This is a Python wrapper for the TensorRT runtime API. It is intended to be used with TensorRT.
Attention: This repo is for study purposes only. If you want to use it in production, please proceed at your own risk. The code has only been tested with TensorRT 8.6.0.
You should install the TensorRT first, for more information, please refer to TensorRT Installation Guide.
Then you should install the following dependencies. Dependency versions are not strict, but the code has only been tested with the following versions.
torch>=1.7.0
pytorch-quantization>=2.1.2
matplotlib>=3.2.2
numpy>=1.24.3
tensorrt=8.6.0
pycuda>=2022.2.2
Please refer to pytorch-quantization and file export_onnx.py for more information. You may need to modify the code to fit your own model.

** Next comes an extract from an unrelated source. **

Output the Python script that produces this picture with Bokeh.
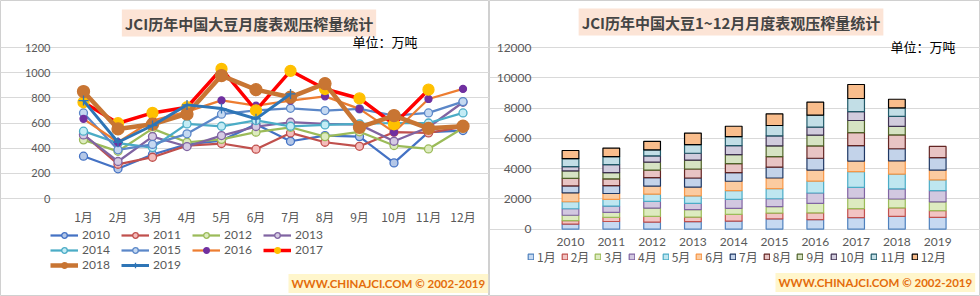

usage: onnx2trt.py [-arguments]
optional arguments:
-h, --help show this help message and exit
--onnx ONNX onnx file path
--output OUTPUT output engine file path
--int8 int8 precision mode
--dynamic dynamic input shape
--min-shape MIN_SHAPE [MIN_SHAPE ...]
min input size
--opt-shape OPT_SHAPE [OPT_SHAPE ...], --shape OPT_SHAPE [OPT_SHAPE ...]
optimal input size
--max-shape MAX_SHAPE [MAX_SHAPE ...]
max input size
You can use any other tools, such as trtexec, to convert your model to a TensorRT engine.

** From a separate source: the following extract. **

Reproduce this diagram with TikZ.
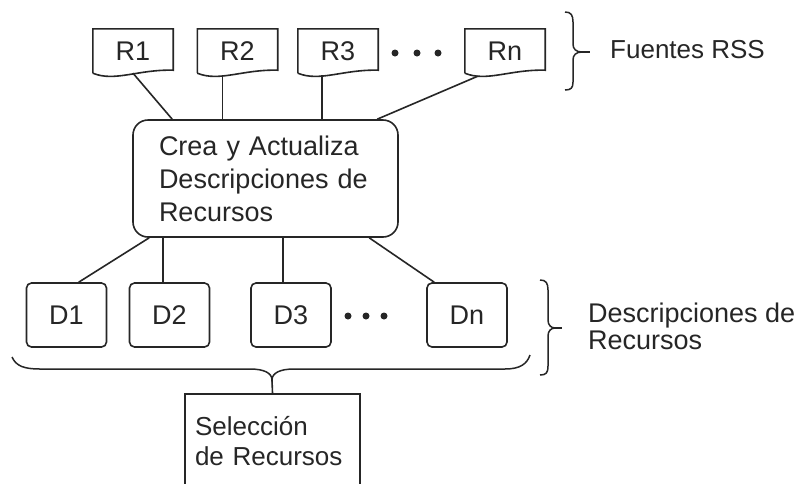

from runtime import Processor
from utils import load_engine
# load serialized engine file
engine = load_engine("path/to/engine_file")
# create processor
processor = ProcessorV3(engine, pre_alloc=True)
# you can also use Processor which use TensorRT's v2 api
# processor = Processor(engine, pre_alloc=True)
# prepare input data
input_data = {
"your_input_name1": # your input data
"your_input_name2": # your input data
}
# or you can use list, just make sure the order is correct
# input_data = [your_input_data_1, your_input_data_2, ...]
# inference
output_data = processor(input_data)
The output data is a dict, you can retrieve the output data by names specified in your onnx model.
Any suggestions are welcome.